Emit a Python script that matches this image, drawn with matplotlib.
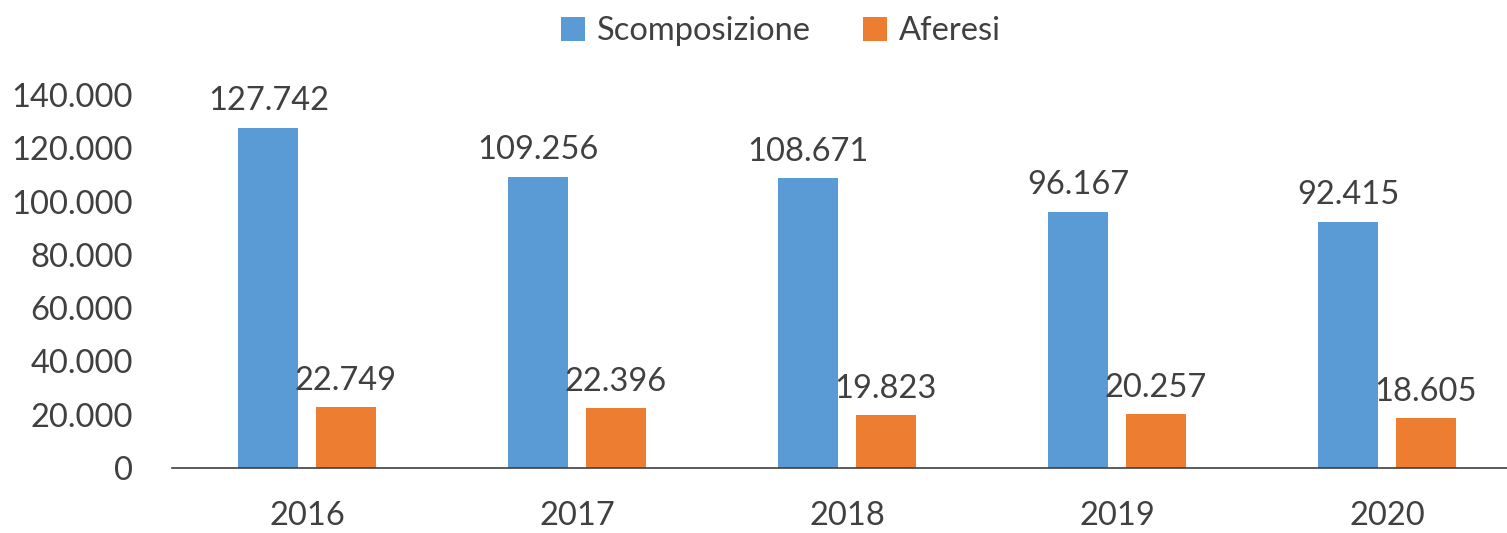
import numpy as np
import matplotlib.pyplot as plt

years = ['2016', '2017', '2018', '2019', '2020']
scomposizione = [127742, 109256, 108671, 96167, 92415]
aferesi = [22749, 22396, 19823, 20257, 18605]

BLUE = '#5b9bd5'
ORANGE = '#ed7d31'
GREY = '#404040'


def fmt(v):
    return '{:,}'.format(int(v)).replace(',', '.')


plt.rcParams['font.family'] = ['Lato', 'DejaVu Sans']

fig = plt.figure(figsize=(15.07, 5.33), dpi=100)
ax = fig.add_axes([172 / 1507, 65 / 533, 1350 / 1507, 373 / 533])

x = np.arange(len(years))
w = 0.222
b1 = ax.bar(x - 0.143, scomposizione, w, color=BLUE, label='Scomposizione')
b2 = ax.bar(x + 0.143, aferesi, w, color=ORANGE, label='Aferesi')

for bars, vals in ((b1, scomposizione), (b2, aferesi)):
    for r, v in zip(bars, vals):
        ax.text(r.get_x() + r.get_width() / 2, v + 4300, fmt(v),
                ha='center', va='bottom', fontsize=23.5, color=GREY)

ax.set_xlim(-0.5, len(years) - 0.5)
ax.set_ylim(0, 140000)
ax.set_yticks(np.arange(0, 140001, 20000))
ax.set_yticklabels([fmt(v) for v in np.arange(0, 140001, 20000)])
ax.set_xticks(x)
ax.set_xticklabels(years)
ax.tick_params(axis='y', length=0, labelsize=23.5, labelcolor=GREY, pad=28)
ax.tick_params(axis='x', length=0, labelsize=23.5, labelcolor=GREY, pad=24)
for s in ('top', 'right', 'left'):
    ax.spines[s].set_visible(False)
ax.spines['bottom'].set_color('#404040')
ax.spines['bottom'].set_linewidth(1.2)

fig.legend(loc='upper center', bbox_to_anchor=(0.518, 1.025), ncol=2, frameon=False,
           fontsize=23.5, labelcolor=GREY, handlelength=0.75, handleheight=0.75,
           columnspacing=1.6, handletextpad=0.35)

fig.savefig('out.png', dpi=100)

> _WHAT THE TASK ASKS_: Your task is to return the lines above, from the first one up to and including the line containing "ha='center', va='bottom', fontsize=23.5, color=GREY)", minus any pictures.

> _EXERCISE OUTPUT_:
Emit a Python script that matches this image, drawn with matplotlib.
import numpy as np
import matplotlib.pyplot as plt

years = ['2016', '2017', '2018', '2019', '2020']
scomposizione = [127742, 109256, 108671, 96167, 92415]
aferesi = [22749, 22396, 19823, 20257, 18605]

BLUE = '#5b9bd5'
ORANGE = '#ed7d31'
GREY = '#404040'


def fmt(v):
    return '{:,}'.format(int(v)).replace(',', '.')


plt.rcParams['font.family'] = ['Lato', 'DejaVu Sans']

fig = plt.figure(figsize=(15.07, 5.33), dpi=100)
ax = fig.add_axes([172 / 1507, 65 / 533, 1350 / 1507, 373 / 533])

x = np.arange(len(years))
w = 0.222
b1 = ax.bar(x - 0.143, scomposizione, w, color=BLUE, label='Scomposizione')
b2 = ax.bar(x + 0.143, aferesi, w, color=ORANGE, label='Aferesi')

for bars, vals in ((b1, scomposizione), (b2, aferesi)):
    for r, v in zip(bars, vals):
        ax.text(r.get_x() + r.get_width() / 2, v + 4300, fmt(v),
                ha='center', va='bottom', fontsize=23.5, color=GREY)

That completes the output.